Historic Observatory, 7th November 2018, 6:15 p.m.

Things that talk badly?

Collecting Scandalous Antiquities in Late Eighteenth-Century French Asia


In the last decade, one saw the emergence of a global history of antiquarianism (Miller, 2012; Schnapp, 2016; Bleichmar and Mancall, 2011) based on a comparative history of antiquarian practices in Europe, China, India, and South-America. For India, Sanjay Subrahmaniam pointed in his contribution to World Antiquarianism on the two possible narratives available to us: the 'imported antiquarianism' focused on the search for Indian and Iranian culture and the 'indigeneous antiquarianism' based on a 'collaborative and transcontinental enterprise' working with native agents, downplaying the importance of European encounters. In this paper, I would like to complicate the European narrative by considering the heterogeneity and ambiguities of French antiquarianism in India. If religious Orders or protestant missionaries were attracted by christian antiquities or obsessed by hindouism in South India, other antiquarians were more in favour of collecting scandalous objects and attracted by sexual representations (Mitter, 1977). This renewed interest for Indian antiquities is linked to the development of an Asiatic grand tour at the end of the 18th century but also. In this talk, I will draw the attention on the role played by specific traditions, namely the sceptical, materialist and libertine traditions, between the Seven Years war and the French Revolution.
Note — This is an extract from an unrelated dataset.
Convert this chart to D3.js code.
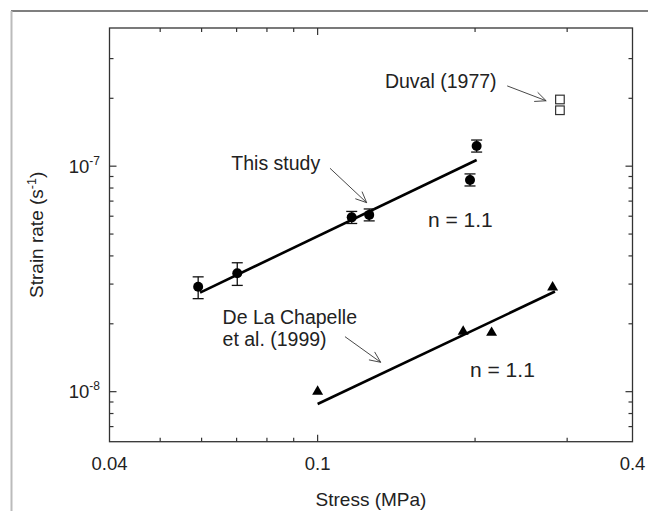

Rather than being anecdotical, I will argue that this libertine culture of antiquarianism repoliticized the economy of global knowledge in French Asia when the loss of territorial possessions after 1763 will force the French to re-invent a imperial project in the region based on scientific endeavors. Collecting Exotic antiquities was not only central to play out an imperial project, it was a way of weaving together the different pieces of the Empire.